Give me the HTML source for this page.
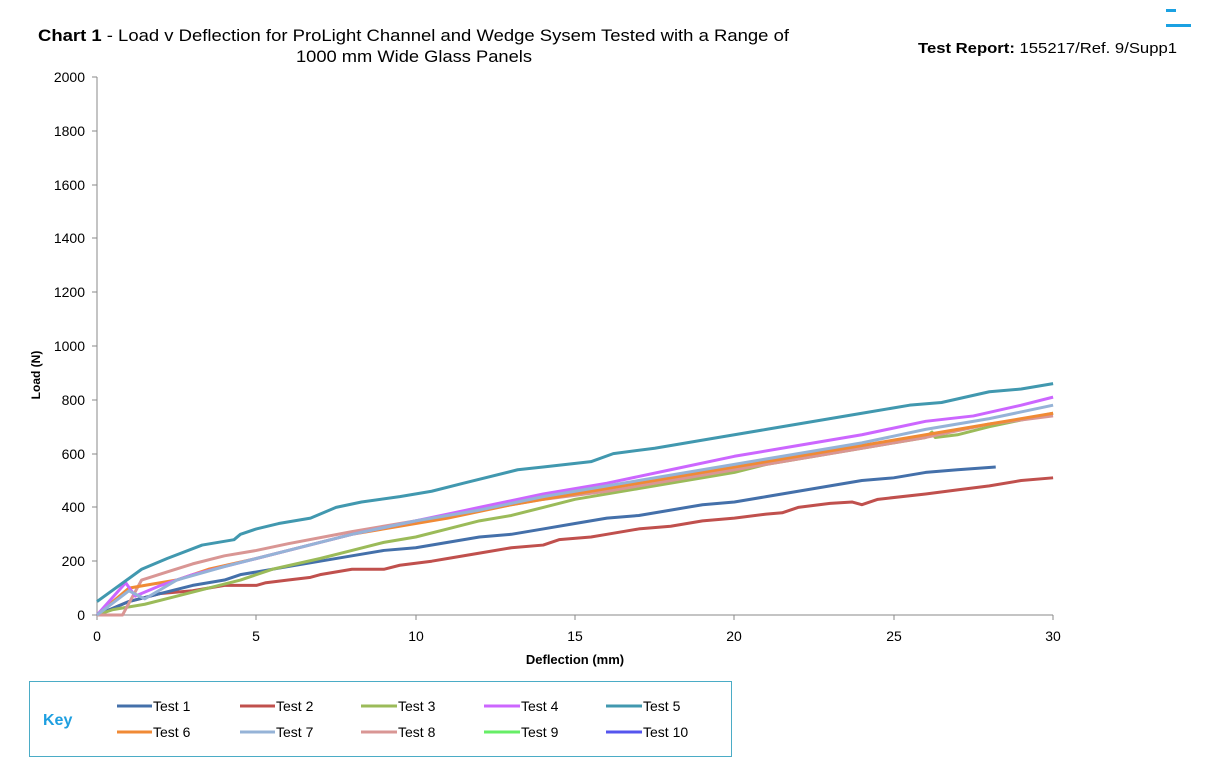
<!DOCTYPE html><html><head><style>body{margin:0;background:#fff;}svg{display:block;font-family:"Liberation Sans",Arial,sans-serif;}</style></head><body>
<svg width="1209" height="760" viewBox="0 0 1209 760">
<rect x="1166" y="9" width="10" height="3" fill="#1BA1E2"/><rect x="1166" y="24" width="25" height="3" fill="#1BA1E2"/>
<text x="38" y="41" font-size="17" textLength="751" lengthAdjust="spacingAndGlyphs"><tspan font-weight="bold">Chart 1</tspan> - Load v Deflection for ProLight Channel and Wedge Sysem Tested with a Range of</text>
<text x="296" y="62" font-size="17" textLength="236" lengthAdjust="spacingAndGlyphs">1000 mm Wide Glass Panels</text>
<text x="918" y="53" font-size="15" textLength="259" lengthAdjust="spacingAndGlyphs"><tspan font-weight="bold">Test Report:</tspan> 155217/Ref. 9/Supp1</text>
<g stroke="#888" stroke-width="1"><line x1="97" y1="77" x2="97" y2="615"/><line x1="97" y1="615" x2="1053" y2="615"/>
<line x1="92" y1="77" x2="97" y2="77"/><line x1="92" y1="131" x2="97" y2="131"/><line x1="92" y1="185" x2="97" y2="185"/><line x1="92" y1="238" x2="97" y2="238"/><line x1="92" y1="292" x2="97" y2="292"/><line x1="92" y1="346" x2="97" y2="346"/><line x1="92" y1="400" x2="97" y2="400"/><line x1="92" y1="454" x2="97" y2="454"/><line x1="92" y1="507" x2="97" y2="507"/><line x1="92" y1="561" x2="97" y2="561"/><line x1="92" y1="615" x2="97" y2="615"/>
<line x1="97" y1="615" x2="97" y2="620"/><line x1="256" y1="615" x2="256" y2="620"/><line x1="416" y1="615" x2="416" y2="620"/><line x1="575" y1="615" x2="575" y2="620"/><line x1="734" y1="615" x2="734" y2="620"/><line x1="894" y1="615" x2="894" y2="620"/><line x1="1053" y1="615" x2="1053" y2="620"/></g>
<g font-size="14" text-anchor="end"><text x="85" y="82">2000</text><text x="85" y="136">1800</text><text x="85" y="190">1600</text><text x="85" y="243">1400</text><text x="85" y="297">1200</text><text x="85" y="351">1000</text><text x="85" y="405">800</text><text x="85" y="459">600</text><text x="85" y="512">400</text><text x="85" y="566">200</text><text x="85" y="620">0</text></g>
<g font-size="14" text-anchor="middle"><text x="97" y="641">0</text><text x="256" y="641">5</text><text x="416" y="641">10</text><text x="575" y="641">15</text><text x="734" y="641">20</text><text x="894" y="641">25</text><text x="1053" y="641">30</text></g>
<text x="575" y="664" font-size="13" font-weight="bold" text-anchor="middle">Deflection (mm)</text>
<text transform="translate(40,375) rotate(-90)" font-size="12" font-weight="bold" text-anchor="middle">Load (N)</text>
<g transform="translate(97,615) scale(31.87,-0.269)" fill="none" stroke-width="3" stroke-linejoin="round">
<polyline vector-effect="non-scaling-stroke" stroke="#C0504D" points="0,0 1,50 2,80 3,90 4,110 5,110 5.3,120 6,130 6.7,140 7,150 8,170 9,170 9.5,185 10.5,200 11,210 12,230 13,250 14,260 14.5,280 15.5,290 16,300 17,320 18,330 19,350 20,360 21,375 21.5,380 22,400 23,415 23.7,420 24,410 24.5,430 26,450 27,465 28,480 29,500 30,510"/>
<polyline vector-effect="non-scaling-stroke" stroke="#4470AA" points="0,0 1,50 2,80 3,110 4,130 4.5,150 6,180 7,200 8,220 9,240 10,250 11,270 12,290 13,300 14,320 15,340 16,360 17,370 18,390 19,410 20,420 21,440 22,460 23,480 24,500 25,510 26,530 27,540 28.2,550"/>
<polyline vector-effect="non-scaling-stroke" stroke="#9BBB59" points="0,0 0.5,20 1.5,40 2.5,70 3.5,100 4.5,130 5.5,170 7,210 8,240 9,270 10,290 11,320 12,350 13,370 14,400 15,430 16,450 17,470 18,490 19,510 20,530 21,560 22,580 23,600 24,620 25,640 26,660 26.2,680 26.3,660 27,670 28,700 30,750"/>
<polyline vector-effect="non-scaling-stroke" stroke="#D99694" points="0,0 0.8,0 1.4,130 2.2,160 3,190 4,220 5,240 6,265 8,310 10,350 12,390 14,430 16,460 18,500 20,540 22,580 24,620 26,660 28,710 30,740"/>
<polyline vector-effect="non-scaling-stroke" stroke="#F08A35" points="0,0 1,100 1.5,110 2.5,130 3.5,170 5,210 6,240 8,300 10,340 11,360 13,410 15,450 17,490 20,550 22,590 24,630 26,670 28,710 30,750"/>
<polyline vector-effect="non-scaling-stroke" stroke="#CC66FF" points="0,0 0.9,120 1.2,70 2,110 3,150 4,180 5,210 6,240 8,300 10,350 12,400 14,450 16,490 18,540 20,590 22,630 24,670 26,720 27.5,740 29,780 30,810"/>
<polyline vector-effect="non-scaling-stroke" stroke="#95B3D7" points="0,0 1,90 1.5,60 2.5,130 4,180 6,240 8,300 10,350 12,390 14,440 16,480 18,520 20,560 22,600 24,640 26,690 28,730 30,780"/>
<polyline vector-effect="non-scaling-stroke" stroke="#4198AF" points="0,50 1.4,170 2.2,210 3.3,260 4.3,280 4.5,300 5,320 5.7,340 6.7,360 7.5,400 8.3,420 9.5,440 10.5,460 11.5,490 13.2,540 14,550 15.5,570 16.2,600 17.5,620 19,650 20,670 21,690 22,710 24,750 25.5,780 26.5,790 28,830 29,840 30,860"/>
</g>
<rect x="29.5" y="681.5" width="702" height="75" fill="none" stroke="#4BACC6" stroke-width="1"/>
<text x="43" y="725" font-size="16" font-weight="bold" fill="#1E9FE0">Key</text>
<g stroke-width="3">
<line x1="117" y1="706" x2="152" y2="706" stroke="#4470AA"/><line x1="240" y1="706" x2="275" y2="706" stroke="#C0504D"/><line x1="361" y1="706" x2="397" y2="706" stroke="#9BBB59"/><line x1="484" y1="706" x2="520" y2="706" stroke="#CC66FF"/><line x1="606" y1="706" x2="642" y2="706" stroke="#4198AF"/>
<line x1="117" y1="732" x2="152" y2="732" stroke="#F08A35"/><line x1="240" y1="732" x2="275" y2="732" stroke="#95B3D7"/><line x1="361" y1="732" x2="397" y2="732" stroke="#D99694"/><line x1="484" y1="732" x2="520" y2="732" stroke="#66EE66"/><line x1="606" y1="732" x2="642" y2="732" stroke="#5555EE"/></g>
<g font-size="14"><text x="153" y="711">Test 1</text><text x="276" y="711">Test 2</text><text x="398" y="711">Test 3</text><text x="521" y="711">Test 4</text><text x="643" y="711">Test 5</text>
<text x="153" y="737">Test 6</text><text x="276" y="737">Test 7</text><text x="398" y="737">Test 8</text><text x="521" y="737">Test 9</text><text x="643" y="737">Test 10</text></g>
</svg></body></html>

Exercise directions = Keep every word of the data as it is when you write it out, but drop the pictures.

Output for this task =
Give me the HTML source for this page.
<!DOCTYPE html><html><head><style>body{margin:0;background:#fff;}svg{display:block;font-family:"Liberation Sans",Arial,sans-serif;}</style></head><body>
<svg width="1209" height="760" viewBox="0 0 1209 760">
<rect x="1166" y="9" width="10" height="3" fill="#1BA1E2"/><rect x="1166" y="24" width="25" height="3" fill="#1BA1E2"/>
<text x="38" y="41" font-size="17" textLength="751" lengthAdjust="spacingAndGlyphs"><tspan font-weight="bold">Chart 1</tspan> - Load v Deflection for ProLight Channel and Wedge Sysem Tested with a Range of</text>
<text x="296" y="62" font-size="17" textLength="236" lengthAdjust="spacingAndGlyphs">1000 mm Wide Glass Panels</text>
<text x="918" y="53" font-size="15" textLength="259" lengthAdjust="spacingAndGlyphs"><tspan font-weight="bold">Test Report:</tspan> 155217/Ref. 9/Supp1</text>
<g stroke="#888" stroke-width="1"><line x1="97" y1="77" x2="97" y2="615"/><line x1="97" y1="615" x2="1053" y2="615"/>
<line x1="92" y1="77" x2="97" y2="77"/><line x1="92" y1="131" x2="97" y2="131"/><line x1="92" y1="185" x2="97" y2="185"/><line x1="92" y1="238" x2="97" y2="238"/><line x1="92" y1="292" x2="97" y2="292"/><line x1="92" y1="346" x2="97" y2="346"/><line x1="92" y1="400" x2="97" y2="400"/><line x1="92" y1="454" x2="97" y2="454"/><line x1="92" y1="507" x2="97" y2="507"/><line x1="92" y1="561" x2="97" y2="561"/><line x1="92" y1="615" x2="97" y2="615"/>
<line x1="97" y1="615" x2="97" y2="620"/><line x1="256" y1="615" x2="256" y2="620"/><line x1="416" y1="615" x2="416" y2="620"/><line x1="575" y1="615" x2="575" y2="620"/><line x1="734" y1="615" x2="734" y2="620"/><line x1="894" y1="615" x2="894" y2="620"/><line x1="1053" y1="615" x2="1053" y2="620"/></g>
<g font-size="14" text-anchor="end"><text x="85" y="82">2000</text><text x="85" y="136">1800</text><text x="85" y="190">1600</text><text x="85" y="243">1400</text><text x="85" y="297">1200</text><text x="85" y="351">1000</text><text x="85" y="405">800</text><text x="85" y="459">600</text><text x="85" y="512">400</text><text x="85" y="566">200</text><text x="85" y="620">0</text></g>
<g font-size="14" text-anchor="middle"><text x="97" y="641">0</text><text x="256" y="641">5</text><text x="416" y="641">10</text><text x="575" y="641">15</text><text x="734" y="641">20</text><text x="894" y="641">25</text><text x="1053" y="641">30</text></g>
<text x="575" y="664" font-size="13" font-weight="bold" text-anchor="middle">Deflection (mm)</text>
<text transform="translate(40,375) rotate(-90)" font-size="12" font-weight="bold" text-anchor="middle">Load (N)</text>
<g transform="translate(97,615) scale(31.87,-0.269)" fill="none" stroke-width="3" stroke-linejoin="round">
<polyline vector-effect="non-scaling-stroke" stroke="#C0504D" points="0,0 1,50 2,80 3,90 4,110 5,110 5.3,120 6,130 6.7,140 7,150 8,170 9,170 9.5,185 10.5,200 11,210 12,230 13,250 14,260 14.5,280 15.5,290 16,300 17,320 18,330 19,350 20,360 21,375 21.5,380 22,400 23,415 23.7,420 24,410 24.5,430 26,450 27,465 28,480 29,500 30,510"/>
<polyline vector-effect="non-scaling-stroke" stroke="#4470AA" points="0,0 1,50 2,80 3,110 4,130 4.5,150 6,180 7,200 8,220 9,240 10,250 11,270 12,290 13,300 14,320 15,340 16,360 17,370 18,390 19,410 20,420 21,440 22,460 23,480 24,500 25,510 26,530 27,540 28.2,550"/>
<polyline vector-effect="non-scaling-stroke" stroke="#9BBB59" points="0,0 0.5,20 1.5,40 2.5,70 3.5,100 4.5,130 5.5,170 7,210 8,240 9,270 10,290 11,320 12,350 13,370 14,400 15,430 16,450 17,470 18,490 19,510 20,530 21,560 22,580 23,600 24,620 25,640 26,660 26.2,680 26.3,660 27,670 28,700 30,750"/>
<polyline vector-effect="non-scaling-stroke" stroke="#D99694" points="0,0 0.8,0 1.4,130 2.2,160 3,190 4,220 5,240 6,265 8,310 10,350 12,390 14,430 16,460 18,500 20,540 22,580 24,620 26,660 28,710 30,740"/>
<polyline vector-effect="non-scaling-stroke" stroke="#F08A35" points="0,0 1,100 1.5,110 2.5,130 3.5,170 5,210 6,240 8,300 10,340 11,360 13,410 15,450 17,490 20,550 22,590 24,630 26,670 28,710 30,750"/>
<polyline vector-effect="non-scaling-stroke" stroke="#CC66FF" points="0,0 0.9,120 1.2,70 2,110 3,150 4,180 5,210 6,240 8,300 10,350 12,400 14,450 16,490 18,540 20,590 22,630 24,670 26,720 27.5,740 29,780 30,810"/>
<polyline vector-effect="non-scaling-stroke" stroke="#95B3D7" points="0,0 1,90 1.5,60 2.5,130 4,180 6,240 8,300 10,350 12,390 14,440 16,480 18,520 20,560 22,600 24,640 26,690 28,730 30,780"/>
<polyline vector-effect="non-scaling-stroke" stroke="#4198AF" points="0,50 1.4,170 2.2,210 3.3,260 4.3,280 4.5,300 5,320 5.7,340 6.7,360 7.5,400 8.3,420 9.5,440 10.5,460 11.5,490 13.2,540 14,550 15.5,570 16.2,600 17.5,620 19,650 20,670 21,690 22,710 24,750 25.5,780 26.5,790 28,830 29,840 30,860"/>
</g>
<rect x="29.5" y="681.5" width="702" height="75" fill="none" stroke="#4BACC6" stroke-width="1"/>
<text x="43" y="725" font-size="16" font-weight="bold" fill="#1E9FE0">Key</text>
<g stroke-width="3">
<line x1="117" y1="706" x2="152" y2="706" stroke="#4470AA"/><line x1="240" y1="706" x2="275" y2="706" stroke="#C0504D"/><line x1="361" y1="706" x2="397" y2="706" stroke="#9BBB59"/><line x1="484" y1="706" x2="520" y2="706" stroke="#CC66FF"/><line x1="606" y1="706" x2="642" y2="706" stroke="#4198AF"/>
<line x1="117" y1="732" x2="152" y2="732" stroke="#F08A35"/><line x1="240" y1="732" x2="275" y2="732" stroke="#95B3D7"/><line x1="361" y1="732" x2="397" y2="732" stroke="#D99694"/><line x1="484" y1="732" x2="520" y2="732" stroke="#66EE66"/><line x1="606" y1="732" x2="642" y2="732" stroke="#5555EE"/></g>
<g font-size="14"><text x="153" y="711">Test 1</text><text x="276" y="711">Test 2</text><text x="398" y="711">Test 3</text><text x="521" y="711">Test 4</text><text x="643" y="711">Test 5</text>
<text x="153" y="737">Test 6</text><text x="276" y="737">Test 7</text><text x="398" y="737">Test 8</text><text x="521" y="737">Test 9</text><text x="643" y="737">Test 10</text></g>
</svg></body></html>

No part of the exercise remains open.